Who Should Use This BA II Plus Style Emulator

This type of calculator is useful for a wide audience. Students preparing for coursework or exams benefit because it reinforces standard time value of money structure. Investors benefit because it turns assumptions into concrete projections. Borrowers benefit because it reveals how rate, timing, and term affect the end result. Professionals in banking, wealth management, and accounting use the same ideas every day, even when they rely on more advanced software in their jobs.

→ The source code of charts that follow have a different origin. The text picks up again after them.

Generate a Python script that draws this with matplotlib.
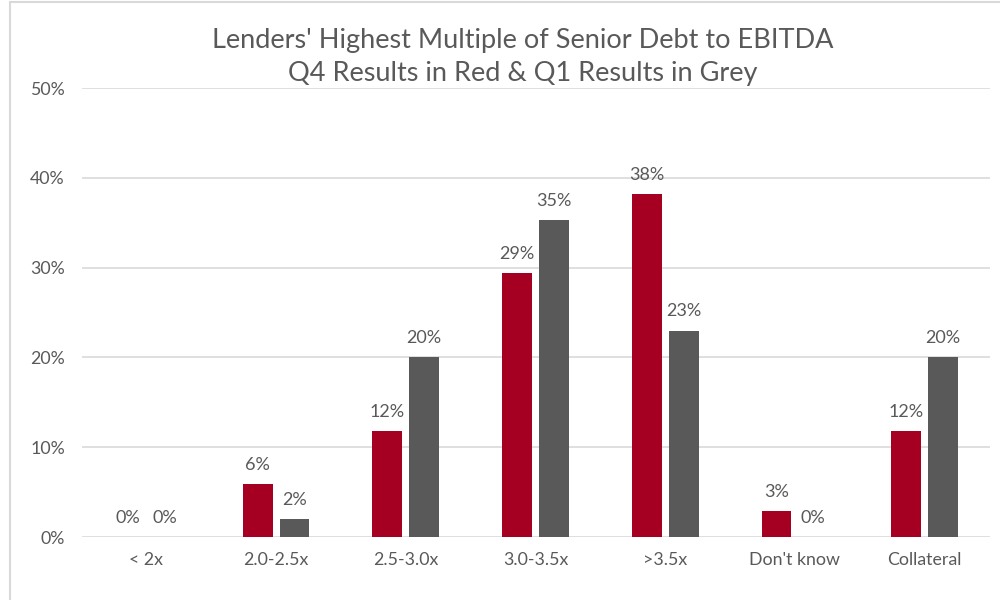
import numpy as np
import matplotlib.pyplot as plt
from matplotlib.patches import Rectangle

plt.rcParams['font.family'] = ['Lato', 'DejaVu Sans']

categories = ['< 2x', '2.0-2.5x', '2.5-3.0x', '3.0-3.5x', '>3.5x', "Don't know", 'Collateral']
q4_values = [0.0, 5.9, 11.8, 29.4, 38.2, 2.9, 11.8]
q1_values = [0.0, 2.0, 20.0, 35.3, 23.0, 0.0, 20.0]
yticks = [0, 10, 20, 30, 40, 50]

RED = '#A50021'
GREY = '#595959'
TXT = '#595959'
GRID = '#D9D9D9'

fig = plt.figure(figsize=(10, 6), dpi=100)
ax = fig.add_axes([0.0815, 0.105, 0.908, 0.748])

x = np.arange(len(categories))
w = 0.23
off = 0.142
ax.bar(x - off, q4_values, width=w, color=RED, zorder=3)
ax.bar(x + off, q1_values, width=w, color=GREY, zorder=3)

# подписи над столбцами
for xi, v in zip(x - off, q4_values):
    ax.annotate('{:.0f}%'.format(v), (xi, v), xytext=(0, 8), textcoords='offset points',
                ha='center', va='bottom', fontsize=13, color=TXT)
for xi, v in zip(x + off, q1_values):
    ax.annotate('{:.0f}%'.format(v), (xi, v), xytext=(0, 8), textcoords='offset points',
                ha='center', va='bottom', fontsize=13, color=TXT)

ax.set_xlim(-0.5, len(categories) - 0.5)
ax.set_ylim(0, 50)
ax.set_yticks(yticks)
ax.set_yticklabels(['{}%'.format(t) for t in yticks])
ax.set_xticks(x)
ax.set_xticklabels(categories)
ax.tick_params(axis='both', length=0, labelsize=12.8, labelcolor=TXT)
ax.tick_params(axis='y', pad=12)
ax.tick_params(axis='x', pad=11)
ax.yaxis.grid(True, color=GRID, linewidth=1.2, zorder=0)
for s in ax.spines.values():
    s.set_visible(False)

fig.text(0.523, 0.932, "Lenders' Highest Multiple of Senior Debt to EBITDA",
         ha='center', va='center', fontsize=19.5, color=TXT)
fig.text(0.523, 0.878, 'Q4 Results in Red & Q1 Results in Grey',
         ha='center', va='center', fontsize=19.5, color=TXT)

# рамка диаграммы
fig.patches.append(Rectangle((0.01, -0.1), 1.2, 1.0967, transform=fig.transFigure,
                             fill=False, edgecolor=GRID, linewidth=1.5))

fig.savefig('out.png', dpi=100)
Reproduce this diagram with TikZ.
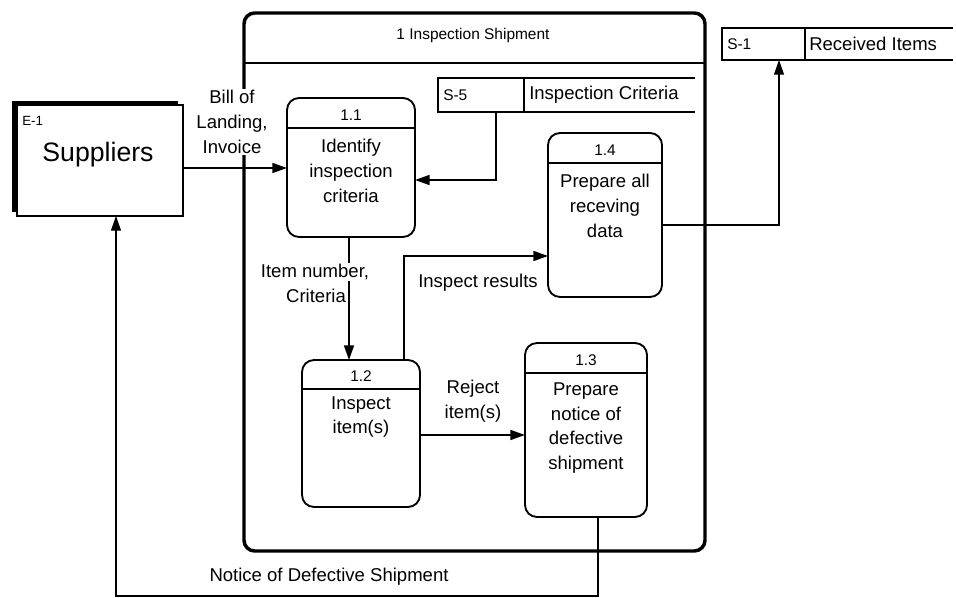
\documentclass[tikz,border=0pt]{standalone}
\usepackage{fontspec}
\setmainfont{Liberation Sans}
\usetikzlibrary{arrows.meta,shadows}
\newcommand\dfdlab{\fontsize{13.9}{18.5}\selectfont}
\newcommand\dfdsmall{\fontsize{11.6}{14}\selectfont}
\newcommand\dfdbig{\fontsize{20}{24}\selectfont}
\newcommand\dfdtiny{\fontsize{10}{12}\selectfont}

\tikzset{
  fixedbox/.style={inner sep=0pt, outer sep=0pt},
  dfdframe/.style={draw, line width=2.6pt, rounded corners=8pt},
  proc/.style={draw, line width=1.4pt, rounded corners=9pt},
  hdr/.style={line width=1.1pt},
  store/.style={line width=1.3pt},
  flow/.style={line width=1.2pt, -{Triangle[length=11pt,width=7.5pt]}},
  thinflow/.style={line width=0.8pt, -{Triangle[length=11pt,width=7.5pt]}},
  lab/.style={font=\dfdlab, align=center, inner sep=1pt},
  num/.style={font=\dfdsmall, inner sep=0pt},
}

\begin{document}
\begin{tikzpicture}[x=0.75pt,y=-0.75pt]
\useasboundingbox (0,0) rectangle (956,598);
\fill[white] (0,0) rectangle (956,598);

% process group frame with its title band
\node[dfdframe, fixedbox, minimum width=345.75pt, minimum height=403.5pt] (grp) at (474.5,282) {};
\draw[line width=1.6pt] (grp.west |- 0,63) -- (grp.east |- 0,63);
\node[font=\dfdsmall] (grptitle) at (473,36) {1 Inspection Shipment};

% external entity
\node[draw, line width=1.1pt, fill=white, fixedbox, minimum width=124.5pt, minimum height=83.25pt,
      drop shadow={shadow xshift=-3.75pt, shadow yshift=3pt, fill=black, opacity=1}] (sup) at (100,160.5) {};
\node[font=\dfdtiny, anchor=west, inner sep=0pt] (e1) at (22,121) {E-1};
\node[font=\dfdbig] (supname) at (98,155) {Suppliers};

% processes
\node[proc, fixedbox, minimum width=96pt, minimum height=104.25pt] (p11) at (351,167.5) {};
\draw[hdr] (p11.west |- 0,128) -- (p11.east |- 0,128);
\node[num] (p11n) at (351,115) {1.1};
\node[lab, inner sep=0pt] (p11t) at (351,171) {Identify\\inspection\\criteria};

\node[proc, fixedbox, minimum width=85.5pt, minimum height=123pt] (p14) at (605,215) {};
\draw[hdr] (p14.west |- 0,163) -- (p14.east |- 0,163);
\node[num] (p14n) at (605,150) {1.4};
\node[lab, inner sep=0pt] (p14t) at (605,206) {Prepare all\\receving\\data};

\node[proc, fixedbox, minimum width=88.5pt, minimum height=110.25pt] (p12) at (361,433.5) {};
\draw[hdr] (p12.west |- 0,389) -- (p12.east |- 0,389);
\node[num] (p12n) at (361,376) {1.2};
\node[lab, inner sep=0pt] (p12t) at (361,417) {Inspect\\item(s)};

\node[proc, fixedbox, minimum width=91.5pt, minimum height=130.5pt] (p13) at (586,430) {};
\draw[hdr] (p13.west |- 0,373) -- (p13.east |- 0,373);
\node[num] (p13n) at (586,360) {1.3};
\node[lab, inner sep=0pt] (p13t) at (586,428) {Prepare\\notice of\\defective\\shipment};

% data stores (open on the right)
\node[fixedbox, minimum width=192.75pt, minimum height=25.5pt] (s5) at (566.5,95) {};
\draw[store] (s5.north east) -- (s5.north west) -- (s5.south west) -- (s5.south east);
\draw[store] (s5.north -| 524,0) -- (s5.south -| 524,0);
\node[font=\dfdsmall, anchor=west, inner sep=0pt] (s5id) at (443,95) {S-5};
\node[font=\dfdlab, anchor=west, inner sep=0pt] (s5name) at (529,95) {Inspection Criteria};

\node[fixedbox, minimum width=173.25pt, minimum height=24pt] (s1) at (837.5,44) {};
\draw[store] (s1.north east) -- (s1.north west) -- (s1.south west) -- (s1.south east);
\draw[line width=2.2pt] (s1.north west) -- (s1.south west);
\draw[store] (s1.north -| 805,0) -- (s1.south -| 805,0);
\node[font=\dfdsmall, anchor=west, inner sep=0pt] (s1id) at (727,44) {S-1};
\node[font=\dfdlab, anchor=west, inner sep=0pt] (s1name) at (809,44) {Received Items};

% data flows
\draw[flow] (sup.east |- 0,168) -- (p11.west |- 0,168);
\node[lab, fill=white] (billlab) at (232,122) {Bill of\\Landing,\\Invoice};

\draw[flow] (s5.south -| 496,0) |- (p11.east |- 0,180);

\draw[flow] (p11.south -| 349,0) -- (p12.north -| 349,0);
\node[lab, fill=white] (itemlab) at (315,272) {Item number,};
\node[lab] (critlab) at (316,296) {Criteria};

\draw[flow] (p12.north -| 404,0) |- (p14.west |- 0,256);
\node[lab] (insplab) at (478,283) {Inspect results};

\draw[flow] (p12.east |- 0,435) -- (p13.west |- 0,435);
\node[lab] (rejlab) at (473,401) {Reject\\item(s)};

\draw[thinflow] (p14.east |- 0,225) -| (s1.south -| 779,0);

\coordinate (nbr) at (598,596);
\coordinate (nbl) at (116,596);
\draw[thinflow] (p13.south -| 598,0) -- (nbr) -- (nbl) -- (sup.south -| 116,0);
\node[lab] (noticelab) at (329,577) {Notice of Defective Shipment};
\end{tikzpicture}
\end{document}
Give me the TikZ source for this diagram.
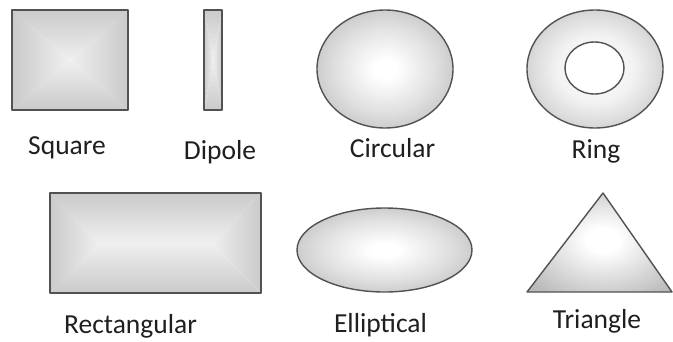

You should use an emulator if you want speed, transparency, and repeatable scenario analysis. You may still want a physical BA II Plus for exam compliance, but learning in an emulator often helps you understand the math faster. Once the concepts are clear, moving to the handheld device becomes much easier.

Final Takeaway

A BA II Plus financial calculator emulator is more than a convenience tool. It is a structured decision engine for time value of money analysis. By combining clear inputs, precise financial formulas, and visual charting, it helps users make fewer mistakes and better decisions. Whether you are estimating retirement savings, checking the effect of official student loan rates, or figuring out the monthly contribution required for a long-term goal, the emulator provides a practical and highly readable path from assumptions to answers.

The best way to master it is simple: run real scenarios. Start with your own savings target, test a different rate, change the compounding frequency, and compare end mode versus beginning mode. Once you see how sensitive results can be, the BA II Plus logic becomes intuitive. That is when a calculator stops being a button machine and starts becoming a finance tool.